マルクスの亡霊たち―負債状況=国家、喪の作業、新しいインターナショナルデリダの「脱構築」の概念とマルクスの関係は、古くから指摘されてきた。これは知識人と左翼が同義だったフランスでは当然のことであり、マイケル・ライアンの『デリダとマルクス』のように両者をストレートに結びつけた本もある。デリダ自身も「私は正統的なマルクス主義者です」と(半分冗談で)インタビューで語ったことはあるが、彼の本格的なマルクス論は、これが最初で最後である。

社会主義が崩壊し、マルクスは死んだと思われた1990年代になって、あえてマルクスを論じるところに、デリダの反時代的な姿勢がうかがえる。本書で彼は、マルクスへの「負債」をはっきり認めている。脱構築の概念は、言説を解体することによって、その裏側にある(意識されない)意味をさぐりだすことだが、そうした方法論が初めて語られたのは、マルクスの『ルイ・ボナパルトのブリュメール18日』である。
人間は自分自身の歴史を作る。だが、思うままにではない。自分で選んだ環境のもとでではなく、すぐ目の前にある、与えられ持ち越されてきた環境のもとで作るのである。死せるすべての世代の伝統が夢魔のように生けるものの頭脳を押さえつけている。
ここで「夢魔」と訳されている言葉に、デリダは「亡霊」という意味を重ねる。人々のイデオロギーや過去の亡霊が(そうとは意識せずに)人々の言動を拘束する、というマルクスの分析は、脱構築の先駆だった。『資本論』でも、マルクスは商品の価値の「幽霊的な性格」を指摘し、商品の「物神性」を論じている。日常的には自明なモノと見える価値が、資本主義社会の生み出した幻想であり、その背後には「人と人との関係」が隠されているのだ、という議論は有名だ。

しかしマルクスは、こうした資本主義の「宗教的性格」を見事に分析しながら、最後には亡霊を追い払い、その本質を労働、生産、交換の物質的世界に求め、労働がその本来の価値で交換される透明な世界を「自由の国」として描く。彼はブルジョア社会の亡霊を批判しながら、最後には労働価値という実体を導き入れてしまうのだ。
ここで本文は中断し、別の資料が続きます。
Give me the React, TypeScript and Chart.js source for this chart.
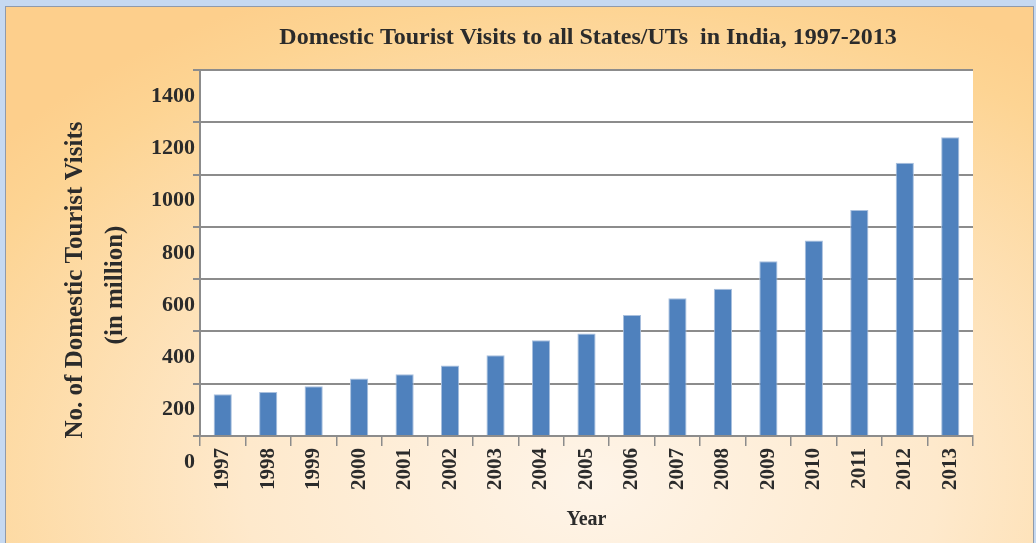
import React, { useEffect, useRef } from "react";
import { Chart, registerables } from "chart.js";

Chart.register(...registerables);

const years = ["1997", "1998", "1999", "2000", "2001", "2002", "2003", "2004", "2005", "2006", "2007", "2008", "2009", "2010", "2011", "2012", "2013"];
const visits = [159.88, 168.2, 190.67, 220.11, 236.47, 269.6, 309.04, 366.27, 391.95, 462.44, 526.7, 563.03, 668.8, 747.7, 864.53, 1045.05, 1142.53];
const yMin = 0;
const yMax = 1400;
const yStep = 200;

const chartTitle = "Domestic Tourist Visits to all States/UTs  in India, 1997-2013";
const yTitleLines = ["No. of Domestic Tourist Visits", "(in million)"];
const xTitle = "Year";

const FONT = "'Liberation Serif', 'DejaVu Serif', serif";
const TEXT = "#2b2b2b";
const GRID = "#8c8c8c";

export default function App() {
  const ref = useRef<HTMLCanvasElement | null>(null);

  useEffect(() => {
    document.body.style.margin = "0";
    const canvas = ref.current;
    if (!canvas) return;

    const decor = {
      id: "decor",
      beforeDraw(chart: any) {
        const { ctx, chartArea } = chart;
        ctx.save();
        ctx.fillStyle = "#ffffff";
        ctx.fillRect(chartArea.left, chartArea.top, chartArea.right - chartArea.left, chartArea.bottom - chartArea.top);
        ctx.restore();
      },
      afterDraw(chart: any) {
        const { ctx, chartArea } = chart;
        ctx.save();
        ctx.fillStyle = TEXT;
        ctx.textAlign = "center";
        ctx.textBaseline = "middle";
        ctx.font = `bold 24px ${FONT}`;
        ctx.fillText(chartTitle, 588, 38);
        ctx.font = `bold 20px ${FONT}`;
        ctx.fillText(xTitle, (chartArea.left + chartArea.right) / 2, 520);
        ctx.font = `bold 25px ${FONT}`;
        const xs = [76, 116];
        const ys = [280, 285];
        yTitleLines.forEach((line, i) => {
          ctx.save();
          ctx.translate(xs[i], ys[i]);
          ctx.rotate(-Math.PI / 2);
          ctx.fillText(line, 0, 0);
          ctx.restore();
        });
        ctx.restore();
      },
    };

    const chart = new Chart(canvas, {
      type: "bar",
      data: {
        labels: years,
        datasets: [
          {
            data: visits,
            backgroundColor: "#4f81bd",
            borderColor: "#a9c0de",
            borderWidth: 1,
            barPercentage: 0.8,
            categoryPercentage: 0.5,
          },
        ],
      },
      options: {
        animation: false,
        responsive: false,
        maintainAspectRatio: false,
        layout: { padding: { top: 70, right: 63, left: 0, bottom: 0 } },
        plugins: {
          legend: { display: false },
          tooltip: { enabled: false },
          title: { display: false },
        },
        scales: {
          x: {
            offset: true,
            afterFit: (s: any) => {
              s.height = 107;
            },
            grid: {
              offset: true,
              drawOnChartArea: false,
              drawTicks: true,
              tickLength: 10,
              color: GRID,
              lineWidth: 1.5,
            },
            border: { display: true, color: GRID, width: 2 },
            ticks: {
              autoSkip: false,
              maxRotation: 90,
              minRotation: 90,
              padding: 2,
              color: TEXT,
              font: { family: FONT, size: 21, weight: "bold" },
            },
          },
          y: {
            min: yMin,
            max: yMax,
            afterFit: (s: any) => {
              s.width = 200;
            },
            grid: {
              drawTicks: true,
              tickLength: 7,
              color: GRID,
              lineWidth: 2,
            },
            border: { display: true, color: GRID, width: 2 },
            ticks: {
              stepSize: yStep,
              labelOffset: 26,
              padding: -2,
              color: TEXT,
              font: { family: FONT, size: 22, weight: "bold" },
              callback: (v: any) => String(v),
            },
          },
        },
      },
      plugins: [decor],
    });

    return () => chart.destroy();
  }, []);

  return (
    <div style={{ position: "absolute", left: 0, top: 0, width: 1036, height: 543, background: "#c6d9f1", overflow: "hidden" }}>
      <div
        style={{
          position: "absolute",
          left: 5,
          top: 6,
          width: 1027,
          height: 560,
          borderLeft: "1px solid #8f9aab",
          borderTop: "1px solid #8f9aab",
          borderRight: "1px solid #8f9aab",
          background: "radial-gradient(ellipse 75% 95% at 57% 85%, #fef4e8 0%, #fee9cc 45%, #fdd493 90%, #fdcf8c 100%)",
        }}
      />
      <canvas ref={ref} width={1036} height={543} style={{ position: "absolute", left: 0, top: 0, display: "block" }} />
    </div>
  );
}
しかし(後にオーストリア学派が徹底的に批判したように)、こうした古典経済学以来の労働価値説こそ、亡霊にほかならない。

この批判はきわめて本質的であり、いわゆるポストモダン派によるマルクス論としては、ドゥルーズ=ガタリの『アンチ・オイディプス』と並んで、もっともすぐれたものだ。しかも新しい亡霊として、デリダがサイバースペースをあげているところは興味深い。それは本質論に解消されることのない亡霊としての亡霊であり、そこに彼のいう「新しいインターナショナル」の可能性もあるのかもしれない。

しかし、このデリダの著書の中でも最も重要な作品の一つが、日本語訳が出るまでに14年もかかった訳者の怠慢には、強く反省を求めたい。